Blog
by Jeff ImmeltSep 13, 2018
*This post was originally published on LinkedIn
As I’ve participated in the digital revolution of manufacturing over the past decade, I’ve come to believe that productivity will be redefined by the “Four A’s:” artificial intelligence, analytics, automation and additive manufacturing.
Among those forces, additive manufacturing -- or 3D Printing -- may be the most disruptive. I saw it first-hand at GE – one of the world’s largest manufacturers -- as the company became a clear leader in this technology. It will change the way products are made and serviced; it will dramatically reduce cycle times and cost; it will redefine design tools and training.
But it is a hard process to engineer, particularly with metals.

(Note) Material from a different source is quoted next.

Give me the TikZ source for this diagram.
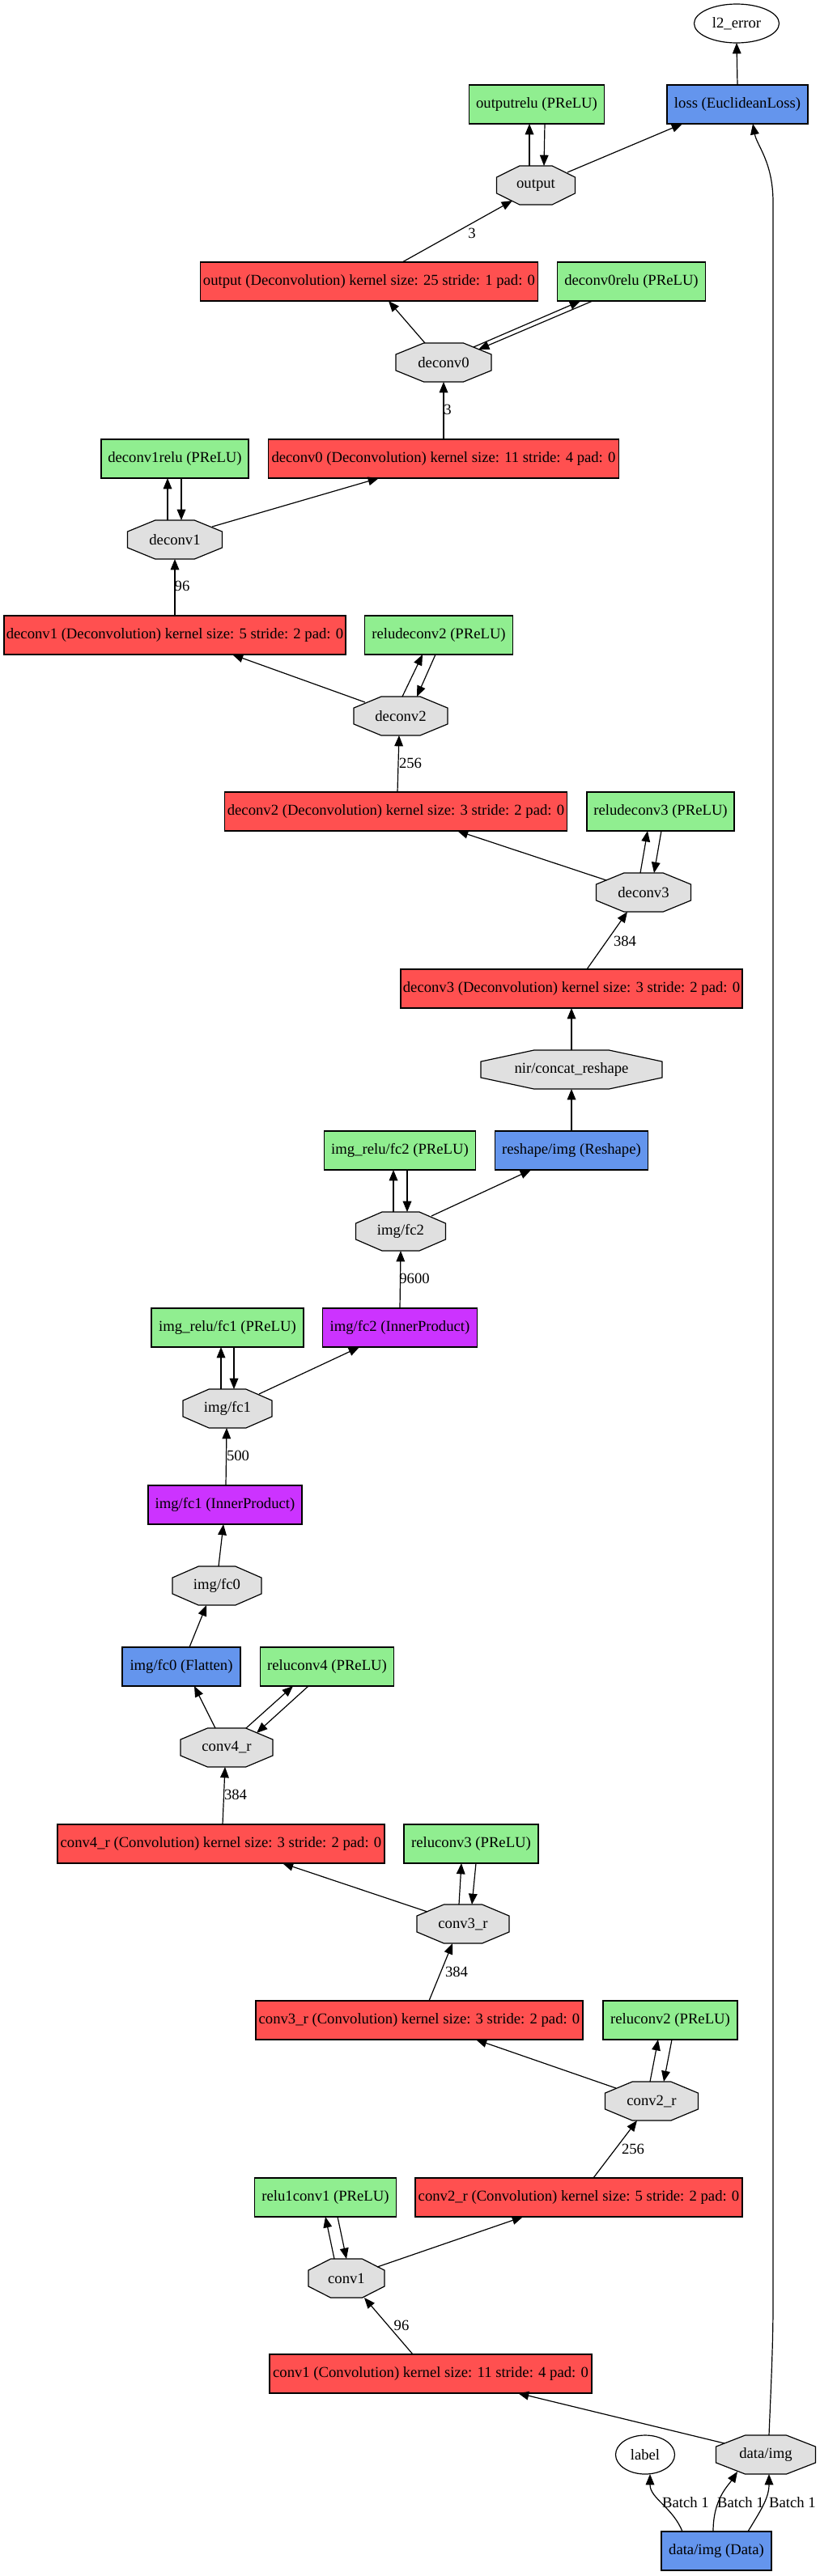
\documentclass[tikz,border=0pt]{standalone}
\usepackage{fontspec}
\setmainfont{Liberation Serif}
\usetikzlibrary{arrows.meta,calc,shapes.geometric}
\definecolor{convred}{HTML}{FF5050}
\definecolor{neugreen}{HTML}{90EE90}
\definecolor{othblue}{HTML}{6495ED}
\definecolor{ippurple}{HTML}{CC33FF}
\definecolor{blobgray}{HTML}{E0E0E0}
\pgfdeclarelayer{bg}
\pgfsetlayers{bg,main}
\newcommand{\nfont}{\fontsize{14}{16}\selectfont}
\tikzset{
 lay/.style={rectangle,draw=black,line width=0.9pt,minimum height=36pt,minimum width={#1*0.75pt},inner sep=0pt,outer sep=0pt,font=\nfont},
 convbox/.style={lay=#1,fill=convred},
 neubox/.style={lay=#1,fill=neugreen},
 othbox/.style={lay=#1,fill=othblue},
 ipbox/.style={lay=#1,fill=ippurple},
 blob/.style={rectangle,minimum height=36pt,minimum width={#1*0.75pt},inner sep=0pt,outer sep=0pt,font=\nfont},
 ell/.style={ellipse,draw=black,line width=0.9pt,fill=white,minimum height=36pt,minimum width={#1*0.75pt},inner sep=0pt,outer sep=0pt,font=\nfont},
 conn/.style={line width=0.9pt,-{Triangle[length=10pt,width=8pt]}},
 lbl/.style={inner sep=0pt,font=\nfont},
 octa/.style={fill=blobgray,draw=black,line width=0.9pt}
}
\newcommand{\octagonfor}[1]{%
 \filldraw[octa]
 ($(#1.north west)!0.293!(#1.north east)$) --
 ($(#1.north west)!0.707!(#1.north east)$) --
 ($(#1.north east)!0.293!(#1.south east)$) --
 ($(#1.north east)!0.707!(#1.south east)$) --
 ($(#1.south west)!0.707!(#1.south east)$) --
 ($(#1.south west)!0.293!(#1.south east)$) --
 ($(#1.north west)!0.707!(#1.south west)$) --
 ($(#1.north west)!0.293!(#1.south west)$) -- cycle;}
\begin{document}
\begin{tikzpicture}[x=0.75pt,y=-0.75pt]
\useasboundingbox (0,0) rectangle (1013,3184);
% nodes
\node[ell=105] (l2) at (910,29) {l2\_error};
\node[neubox=167] (orelu) at (663,129) {outputrelu (PReLU)};
\node[othbox=174] (loss) at (911,129) {loss (EuclideanLoss)};
\node[blob=97] (outb) at (662,229) {output};
\node[convbox=417] (outd) at (456,348) {output (Deconvolution) kernel size: 25 stride: 1 pad: 0};
\node[neubox=183] (d0relu) at (780,348) {deconv0relu (PReLU)};
\node[blob=118] (d0b) at (548,448) {deconv0};
\node[convbox=433] (d0d) at (548,567) {deconv0 (Deconvolution) kernel size: 11 stride: 4 pad: 0};
\node[neubox=182] (d1relu) at (216,567) {deconv1relu (PReLU)};
\node[blob=117] (d1b) at (216,667) {deconv1};
\node[convbox=422] (d1d) at (216,785) {deconv1 (Deconvolution) kernel size: 5 stride: 2 pad: 0};
\node[neubox=183] (rd2) at (542,785) {reludeconv2 (PReLU)};
\node[blob=116] (d2b) at (495,885) {deconv2};
\node[convbox=423] (d2d) at (489,1003) {deconv2 (Deconvolution) kernel size: 3 stride: 2 pad: 0};
\node[neubox=182] (rd3) at (816,1003) {reludeconv3 (PReLU)};
\node[blob=117] (d3b) at (795,1103) {deconv3};
\node[convbox=422] (d3d) at (706,1222) {deconv3 (Deconvolution) kernel size: 3 stride: 2 pad: 0};
\node[blob=224] (nir) at (706,1322) {nir/concat\_reshape};
\node[neubox=187] (irfc2) at (494,1422) {img\_relu/fc2 (PReLU)};
\node[othbox=189] (reshape) at (706,1422) {reshape/img (Reshape)};
\node[blob=111] (fc2b) at (495,1522) {img/fc2};
\node[neubox=188] (irfc1) at (281,1641) {img\_relu/fc1 (PReLU)};
\node[ipbox=191] (fc2ip) at (494,1641) {img/fc2 (InnerProduct)};
\node[blob=110] (fc1b) at (281,1741) {img/fc1};
\node[ipbox=190] (fc1ip) at (278,1860) {img/fc1 (InnerProduct)};
\node[blob=110] (fc0b) at (268,1960) {img/fc0};
\node[othbox=146] (flat) at (224,2060) {img/fc0 (Flatten)};
\node[neubox=165] (rc4) at (404,2060) {reluconv4 (PReLU)};
\node[blob=114] (c4b) at (280,2160) {conv4\_r};
\node[convbox=404] (c4c) at (273,2279) {conv4\_r (Convolution) kernel size: 3 stride: 2 pad: 0};
\node[neubox=166] (rc3) at (582,2279) {reluconv3 (PReLU)};
\node[blob=114] (c3b) at (572,2378) {conv3\_r};
\node[convbox=404] (c3c) at (518,2497) {conv3\_r (Convolution) kernel size: 3 stride: 2 pad: 0};
\node[neubox=166] (rc2) at (828,2497) {reluconv2 (PReLU)};
\node[blob=115] (c2b) at (805,2597) {conv2\_r};
\node[neubox=175] (r1c1) at (402,2716) {relu1conv1 (PReLU)};
\node[convbox=404] (c2c) at (715,2716) {conv2\_r (Convolution) kernel size: 5 stride: 2 pad: 0};
\node[blob=94] (c1b) at (428,2816) {conv1};
\node[convbox=398] (c1c) at (532,2934) {conv1 (Convolution) kernel size: 11 stride: 4 pad: 0};
\node[ell=73] (label) at (797,3034) {label};
\node[blob=123] (dimgb) at (946,3034) {data/img};
\node[othbox=136] (data) at (885,3153) {data/img (Data)};
% octagons behind the blob texts
\begin{pgfonlayer}{bg}
\fill[white] (0,0) rectangle (1013,3184);
\octagonfor{outb}\octagonfor{d0b}\octagonfor{d1b}\octagonfor{d2b}\octagonfor{d3b}
\octagonfor{nir}\octagonfor{fc2b}\octagonfor{fc1b}\octagonfor{fc0b}\octagonfor{c4b}
\octagonfor{c3b}\octagonfor{c2b}\octagonfor{c1b}\octagonfor{dimgb}
\end{pgfonlayer}
% edge labels
\node[lbl] (lb1) at (583,288) {3};
\node[lbl] (lb2) at (553,506) {3};
\node[lbl] (lb3) at (225,724) {96};
\node[lbl] (lb4) at (507,943) {256};
\node[lbl] (lb5) at (772,1163) {384};
\node[lbl] (lb6) at (512,1580) {9600};
\node[lbl] (lb7) at (294,1799) {500};
\node[lbl] (lb8) at (291,2218) {384};
\node[lbl] (lb9) at (564,2437) {384};
\node[lbl] (lb10) at (782,2656) {256};
\node[lbl] (lb11) at (496,2874) {96};
\node[lbl] (lb12) at (847,3093) {Batch 1};
\node[lbl] (lb13) at (915,3093) {Batch 1};
\node[lbl] (lb14) at (979,3093) {Batch 1};
% coordinates for the long connector
\coordinate (v1) at (955,2850);
\coordinate (v2) at (955,250);
% connectors
\draw[conn] (loss.north) -- (l2.south);
\draw[conn] ([shift={(-8,0)}]outb.north) -- ([shift={(-9,0)}]orelu.south);
\draw[conn] ([shift={(10,0)}]orelu.south) -- ([shift={(10,0)}]outb.north);
\draw[conn] ([shift={(39,-16)}]outb.center) -- ([shift={(-68,0)}]loss.south);
\draw[conn] ([shift={(41,0)}]outd.north) -- ([shift={(-29,19)}]outb.center);
\draw[conn] ([shift={(-23,0)}]d0b.north) -- ([shift={(24,0)}]outd.south);
\draw[conn] ([shift={(37,-19)}]d0b.center) -- ([shift={(-63,0)}]d0relu.south);
\draw[conn] ([shift={(-48,0)}]d0relu.south) -- ([shift={(43,-16)}]d0b.center);
\draw[conn] (d0d.north) -- (d0b.south);
\draw[conn] ([shift={(-9,0)}]d1b.north) -- ([shift={(-9,0)}]d1relu.south);
\draw[conn] ([shift={(8,0)}]d1relu.south) -- ([shift={(8,0)}]d1b.north);
\draw[conn] ([shift={(46,-16)}]d1b.center) -- ([shift={(-80,0)}]d0d.south);
\draw[conn] (d1d.north) -- (d1b.south);
\draw[conn] ([shift={(-44,-17)}]d2b.center) -- ([shift={(71,0)}]d1d.south);
\draw[conn] ([shift={(2,0)}]d2b.north) -- ([shift={(-20,0)}]rd2.south);
\draw[conn] ([shift={(-4,0)}]rd2.south) -- ([shift={(20,0)}]d2b.north);
\draw[conn] ([shift={(2,0)}]d2d.north) -- ([shift={(-2,0)}]d2b.south);
\draw[conn] ([shift={(-46,-15)}]d3b.center) -- ([shift={(76,0)}]d2d.south);
\draw[conn] ([shift={(-4,0)}]d3b.north) -- ([shift={(-16,0)}]rd3.south);
\draw[conn] ([shift={(1,0)}]rd3.south) -- ([shift={(13,0)}]d3b.north);
\draw[conn] ([shift={(19,0)}]d3d.north) -- ([shift={(-20,0)}]d3b.south);
\draw[conn] (nir.north) -- (d3d.south);
\draw[conn] (reshape.north) -- (nir.south);
\draw[conn] ([shift={(-9,0)}]fc2b.north) -- ([shift={(-8,0)}]irfc2.south);
\draw[conn] ([shift={(9,0)}]irfc2.south) -- ([shift={(8,0)}]fc2b.north);
\draw[conn] ([shift={(38,-19)}]fc2b.center) -- ([shift={(-50,0)}]reshape.south);
\draw[conn] (fc2ip.north) -- (fc2b.south);
\draw[conn] ([shift={(-8,0)}]fc1b.north) -- ([shift={(-8,0)}]irfc1.south);
\draw[conn] ([shift={(8,0)}]irfc1.south) -- ([shift={(8,0)}]fc1b.north);
\draw[conn] ([shift={(39,-18)}]fc1b.center) -- ([shift={(-50,0)}]fc2ip.south);
\draw[conn] ([shift={(1,0)}]fc1ip.north) -- ([shift={(-1,0)}]fc1b.south);
\draw[conn] ([shift={(2,0)}]fc0b.north) -- ([shift={(-2,0)}]fc1ip.south);
\draw[conn] ([shift={(10,0)}]flat.north) -- ([shift={(-13,0)}]fc0b.south);
\draw[conn] ([shift={(-14,0)}]c4b.north) -- ([shift={(16,0)}]flat.south);
\draw[conn] ([shift={(24,-24)}]c4b.center) -- ([shift={(-42,0)}]rc4.south);
\draw[conn] ([shift={(-23,0)}]rc4.south) -- ([shift={(37,-18)}]c4b.center);
\draw[conn] ([shift={(2,0)}]c4c.north) -- ([shift={(-2,0)}]c4b.south);
\draw[conn] ([shift={(-44,-15)}]c3b.center) -- ([shift={(76,0)}]c4c.south);
\draw[conn] ([shift={(-5,0)}]c3b.north) -- ([shift={(-12,0)}]rc3.south);
\draw[conn] ([shift={(6,0)}]rc3.south) -- ([shift={(11,0)}]c3b.north);
\draw[conn] ([shift={(12,0)}]c3c.north) -- ([shift={(-13,0)}]c3b.south);
\draw[conn] ([shift={(-44,-16)}]c2b.center) -- ([shift={(70,0)}]c3c.south);
\draw[conn] ([shift={(-2,0)}]c2b.north) -- ([shift={(-15,0)}]rc2.south);
\draw[conn] ([shift={(2,0)}]rc2.south) -- ([shift={(15,0)}]c2b.north);
\draw[conn] ([shift={(18,0)}]c2c.north) -- ([shift={(-18,0)}]c2b.south);
\draw[conn] ([shift={(-15,0)}]c1b.north) -- (r1c1.south);
\draw[conn] ([shift={(15,0)}]r1c1.south) -- (c1b.north);
\draw[conn] ([shift={(38,-14)}]c1b.center) -- ([shift={(-69,0)}]c2c.south);
\draw[conn] ([shift={(-22,0)}]c1c.north) -- ([shift={(22,0)}]c1b.south);
\draw[conn] ([shift={(-51,-14)}]dimgb.center) -- ([shift={(108,0)}]c1c.south);
\draw[conn] ([shift={(-42,0)}]data.north) .. controls ([shift={(-54,-30)}]data.north) and ([shift={(6,30)}]label.south) .. ([shift={(6,0)}]label.south);
\draw[conn] ([shift={(-4,0)}]data.north) .. controls ([shift={(-4,-40)}]data.north) and ([shift={(-47,39)}]dimgb.center) .. ([shift={(-35,21)}]dimgb.center);
\draw[conn] ([shift={(39,0)}]data.north) .. controls ([shift={(54,-25)}]data.north) and ([shift={(4,30)}]dimgb.south) .. ([shift={(4,0)}]dimgb.south);
\draw[conn] ([shift={(4,0)}]dimgb.north) .. controls ([shift={(6,-50)}]dimgb.north) and (955,2900) .. (v1) -- (v2) .. controls (955,200) and (935,180) .. ([shift={(19,0)}]loss.south);
\end{tikzpicture}
\end{document}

Success requires the alignment of robotics, mechanical engineering, materials science and software engineering. Only a few startups have a chance of getting this right and only a few big companies have a chance at making an impact. After canvasing the space, I’ve chosen to align with the best.
This week, Desktop Metal -- where I’ve recently joined the board -- is introducing its Studio System+, an advanced metal 3D printing system that delivers high-resolution printing in-house, specifically for rapid prototyping. In addition to all the requirements that metals satisfies, this system prints parts with features smaller than a grain of table salt.
There is a trillion-dollar shift starting now from traditional production processes such as casting, extrusion, stamping, and machining to digital, on-demand manufacturing. The adoption of additive manufacturing is now entering a phase where it is impacting everyproduct life cycle stage from new product development (functional prototyping) to mass production (part production and manufacturing tooling).
For example, during new product development metal parts are often needed given the requirements for strength, heat resistance and corrosion resistance. An engineer must test all of these requirements during the design and prototyping phase, but there is simply no option for in-house, affordable rapid prototyping with metals today. A large auto manufacturer was recently able to redesign a shock piston in the wheel’s shock absorption system in three days and less than $100 of design costs in a process that would have otherwise taken weeks and more than $500. This accelerated the time to market by collapsing the design and materials testing into one step.
Above: Shock Absorption Piston Printed with Desktop Metal’s Studio System
Similarly, metal 3D systems like Desktop Metal’s have the potential to impact mass manufacturing. Previously, metal 3D printing for production quality parts was based on laser powder bed fusion, which has been too expensive and too slow for high-volume production. Desktop Metal’s system will print 50- to–100 times faster than laser-based systems and costs a small fraction per part. The impact in manufacturing is huge - reducing setup time, manufacturing time, equipment need, and tooling costs.
The vision is that once metal 3D printing is broadly adopted, companies will realize the many benefits of a “flexible factory” — allowing rapid factory turnover, consolidated assembly lines, seamless implementation of evolving product lines, and the ability to print infinite unique part designs with limited impact on production cost.
At the inflection point
This transition will take time and a few big companies will win in this space. But, there will also be hardware startups that become industry leaders. Desktop Metal enables metal printing at a fraction of the cost, making it hugely accessible. Other startups will require strong execution, excellent product management, and the ability to raise capital. From what I have seen, Desktop Metal is out front.